==== Data excerpt

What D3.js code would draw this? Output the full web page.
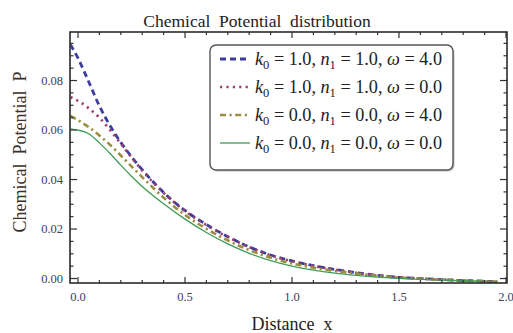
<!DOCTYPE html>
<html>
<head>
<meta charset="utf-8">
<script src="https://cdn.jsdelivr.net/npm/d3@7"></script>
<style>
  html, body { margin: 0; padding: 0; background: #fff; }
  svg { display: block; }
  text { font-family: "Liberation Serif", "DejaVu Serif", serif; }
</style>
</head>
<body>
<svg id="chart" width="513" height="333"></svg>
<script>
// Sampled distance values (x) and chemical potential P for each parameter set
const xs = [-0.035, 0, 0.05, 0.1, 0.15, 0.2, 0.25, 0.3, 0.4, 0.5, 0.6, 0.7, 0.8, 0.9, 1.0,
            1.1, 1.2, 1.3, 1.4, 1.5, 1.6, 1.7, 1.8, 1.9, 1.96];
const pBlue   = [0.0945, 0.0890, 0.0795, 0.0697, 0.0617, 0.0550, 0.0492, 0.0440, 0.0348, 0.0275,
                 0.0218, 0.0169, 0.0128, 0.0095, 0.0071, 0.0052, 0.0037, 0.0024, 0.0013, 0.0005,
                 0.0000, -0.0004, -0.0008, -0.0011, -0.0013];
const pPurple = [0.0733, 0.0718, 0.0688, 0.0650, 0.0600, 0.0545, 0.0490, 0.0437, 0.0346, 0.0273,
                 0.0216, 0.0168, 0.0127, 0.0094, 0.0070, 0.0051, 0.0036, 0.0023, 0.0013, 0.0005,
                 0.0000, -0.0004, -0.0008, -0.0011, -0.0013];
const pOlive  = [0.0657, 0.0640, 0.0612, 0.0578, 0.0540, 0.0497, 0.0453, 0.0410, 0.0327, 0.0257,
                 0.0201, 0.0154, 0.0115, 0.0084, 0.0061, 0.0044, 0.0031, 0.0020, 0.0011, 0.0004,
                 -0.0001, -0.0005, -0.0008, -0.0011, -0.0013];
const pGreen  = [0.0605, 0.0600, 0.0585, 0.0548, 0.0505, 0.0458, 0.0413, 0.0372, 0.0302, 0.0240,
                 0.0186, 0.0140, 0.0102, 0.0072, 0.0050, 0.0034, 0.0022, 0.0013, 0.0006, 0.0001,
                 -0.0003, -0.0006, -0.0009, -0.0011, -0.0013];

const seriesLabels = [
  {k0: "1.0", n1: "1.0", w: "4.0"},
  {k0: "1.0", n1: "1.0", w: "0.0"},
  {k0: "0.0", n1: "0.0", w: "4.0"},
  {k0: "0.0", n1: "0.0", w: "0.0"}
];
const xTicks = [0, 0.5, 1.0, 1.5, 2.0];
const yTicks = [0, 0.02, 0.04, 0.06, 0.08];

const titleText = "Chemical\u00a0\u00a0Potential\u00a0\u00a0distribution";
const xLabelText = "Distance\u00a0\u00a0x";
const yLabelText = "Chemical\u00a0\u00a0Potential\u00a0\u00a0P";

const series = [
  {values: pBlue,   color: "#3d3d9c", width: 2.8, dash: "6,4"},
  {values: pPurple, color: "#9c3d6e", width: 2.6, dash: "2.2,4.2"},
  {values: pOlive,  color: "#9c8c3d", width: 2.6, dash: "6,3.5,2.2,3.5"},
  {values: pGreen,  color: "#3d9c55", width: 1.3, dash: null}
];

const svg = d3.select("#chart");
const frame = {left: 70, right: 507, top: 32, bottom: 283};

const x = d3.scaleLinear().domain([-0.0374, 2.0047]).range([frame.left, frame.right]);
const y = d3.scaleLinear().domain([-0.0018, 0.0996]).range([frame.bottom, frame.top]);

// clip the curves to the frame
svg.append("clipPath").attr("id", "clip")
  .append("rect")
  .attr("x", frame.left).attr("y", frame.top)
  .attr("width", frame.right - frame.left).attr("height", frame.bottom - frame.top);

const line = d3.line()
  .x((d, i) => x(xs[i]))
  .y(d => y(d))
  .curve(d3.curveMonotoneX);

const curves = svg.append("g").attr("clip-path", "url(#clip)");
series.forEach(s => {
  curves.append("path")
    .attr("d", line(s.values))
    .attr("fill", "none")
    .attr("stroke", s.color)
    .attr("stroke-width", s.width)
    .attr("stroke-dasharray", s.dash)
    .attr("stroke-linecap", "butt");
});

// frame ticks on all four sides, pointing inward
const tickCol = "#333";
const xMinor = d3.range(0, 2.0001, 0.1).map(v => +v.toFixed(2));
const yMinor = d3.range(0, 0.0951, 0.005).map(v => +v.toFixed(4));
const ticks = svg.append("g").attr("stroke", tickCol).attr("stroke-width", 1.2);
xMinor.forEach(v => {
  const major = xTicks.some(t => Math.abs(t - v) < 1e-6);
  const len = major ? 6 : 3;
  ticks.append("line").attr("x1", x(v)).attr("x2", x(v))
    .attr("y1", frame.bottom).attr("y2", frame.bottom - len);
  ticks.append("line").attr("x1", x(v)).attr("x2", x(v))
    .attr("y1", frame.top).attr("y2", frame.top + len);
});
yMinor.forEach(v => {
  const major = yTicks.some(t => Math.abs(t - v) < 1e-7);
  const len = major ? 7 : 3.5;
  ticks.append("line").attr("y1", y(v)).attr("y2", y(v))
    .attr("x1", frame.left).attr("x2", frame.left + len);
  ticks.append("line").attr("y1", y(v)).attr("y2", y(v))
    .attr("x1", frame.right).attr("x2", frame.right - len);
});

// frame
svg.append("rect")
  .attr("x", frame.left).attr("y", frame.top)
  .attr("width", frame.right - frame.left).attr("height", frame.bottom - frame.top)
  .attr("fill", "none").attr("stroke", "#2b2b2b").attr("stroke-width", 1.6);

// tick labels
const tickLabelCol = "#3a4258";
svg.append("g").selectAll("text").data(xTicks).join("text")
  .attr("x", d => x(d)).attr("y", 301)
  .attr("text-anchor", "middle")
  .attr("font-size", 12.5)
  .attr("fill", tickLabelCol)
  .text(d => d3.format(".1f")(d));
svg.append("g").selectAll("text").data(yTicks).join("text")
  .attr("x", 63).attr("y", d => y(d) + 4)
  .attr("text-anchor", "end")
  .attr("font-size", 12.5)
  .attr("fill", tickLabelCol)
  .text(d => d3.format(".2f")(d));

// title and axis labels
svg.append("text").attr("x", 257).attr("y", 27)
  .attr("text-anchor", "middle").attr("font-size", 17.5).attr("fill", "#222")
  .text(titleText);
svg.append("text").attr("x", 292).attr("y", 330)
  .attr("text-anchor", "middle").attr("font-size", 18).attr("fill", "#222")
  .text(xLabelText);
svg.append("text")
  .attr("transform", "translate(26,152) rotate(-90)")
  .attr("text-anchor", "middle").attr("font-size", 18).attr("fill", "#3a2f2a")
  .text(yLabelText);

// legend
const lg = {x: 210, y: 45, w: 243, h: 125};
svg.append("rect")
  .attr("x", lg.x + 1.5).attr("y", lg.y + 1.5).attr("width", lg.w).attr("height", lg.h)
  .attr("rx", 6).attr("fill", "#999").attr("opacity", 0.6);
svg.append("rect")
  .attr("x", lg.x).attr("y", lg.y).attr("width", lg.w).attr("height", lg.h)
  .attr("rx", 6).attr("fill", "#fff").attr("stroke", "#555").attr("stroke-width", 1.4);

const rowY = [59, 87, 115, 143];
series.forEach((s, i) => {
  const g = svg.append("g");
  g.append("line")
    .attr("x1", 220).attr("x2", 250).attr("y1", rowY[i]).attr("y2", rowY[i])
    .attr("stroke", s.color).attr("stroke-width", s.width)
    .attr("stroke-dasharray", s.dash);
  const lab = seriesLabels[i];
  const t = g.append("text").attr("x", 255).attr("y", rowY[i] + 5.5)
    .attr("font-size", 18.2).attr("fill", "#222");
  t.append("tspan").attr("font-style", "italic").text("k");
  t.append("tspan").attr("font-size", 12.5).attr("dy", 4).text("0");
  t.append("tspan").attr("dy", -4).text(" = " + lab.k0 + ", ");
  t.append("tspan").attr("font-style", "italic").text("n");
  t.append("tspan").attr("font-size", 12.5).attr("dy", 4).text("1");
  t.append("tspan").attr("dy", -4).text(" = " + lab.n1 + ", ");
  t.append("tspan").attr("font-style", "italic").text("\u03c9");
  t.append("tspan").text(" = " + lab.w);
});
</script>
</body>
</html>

========

## What the task requires
Exactly as they appear, print the lines of the listing above from its first line through the line that contains "-0.0003, -0.0006, -0.0009, -0.0011, -0.0013];", minus the pictures.

## The result
What D3.js code would draw this? Output the full web page.
<!DOCTYPE html>
<html>
<head>
<meta charset="utf-8">
<script src="https://cdn.jsdelivr.net/npm/d3@7"></script>
<style>
  html, body { margin: 0; padding: 0; background: #fff; }
  svg { display: block; }
  text { font-family: "Liberation Serif", "DejaVu Serif", serif; }
</style>
</head>
<body>
<svg id="chart" width="513" height="333"></svg>
<script>
// Sampled distance values (x) and chemical potential P for each parameter set
const xs = [-0.035, 0, 0.05, 0.1, 0.15, 0.2, 0.25, 0.3, 0.4, 0.5, 0.6, 0.7, 0.8, 0.9, 1.0,
            1.1, 1.2, 1.3, 1.4, 1.5, 1.6, 1.7, 1.8, 1.9, 1.96];
const pBlue   = [0.0945, 0.0890, 0.0795, 0.0697, 0.0617, 0.0550, 0.0492, 0.0440, 0.0348, 0.0275,
                 0.0218, 0.0169, 0.0128, 0.0095, 0.0071, 0.0052, 0.0037, 0.0024, 0.0013, 0.0005,
                 0.0000, -0.0004, -0.0008, -0.0011, -0.0013];
const pPurple = [0.0733, 0.0718, 0.0688, 0.0650, 0.0600, 0.0545, 0.0490, 0.0437, 0.0346, 0.0273,
                 0.0216, 0.0168, 0.0127, 0.0094, 0.0070, 0.0051, 0.0036, 0.0023, 0.0013, 0.0005,
                 0.0000, -0.0004, -0.0008, -0.0011, -0.0013];
const pOlive  = [0.0657, 0.0640, 0.0612, 0.0578, 0.0540, 0.0497, 0.0453, 0.0410, 0.0327, 0.0257,
                 0.0201, 0.0154, 0.0115, 0.0084, 0.0061, 0.0044, 0.0031, 0.0020, 0.0011, 0.0004,
                 -0.0001, -0.0005, -0.0008, -0.0011, -0.0013];
const pGreen  = [0.0605, 0.0600, 0.0585, 0.0548, 0.0505, 0.0458, 0.0413, 0.0372, 0.0302, 0.0240,
                 0.0186, 0.0140, 0.0102, 0.0072, 0.0050, 0.0034, 0.0022, 0.0013, 0.0006, 0.0001,
                 -0.0003, -0.0006, -0.0009, -0.0011, -0.0013];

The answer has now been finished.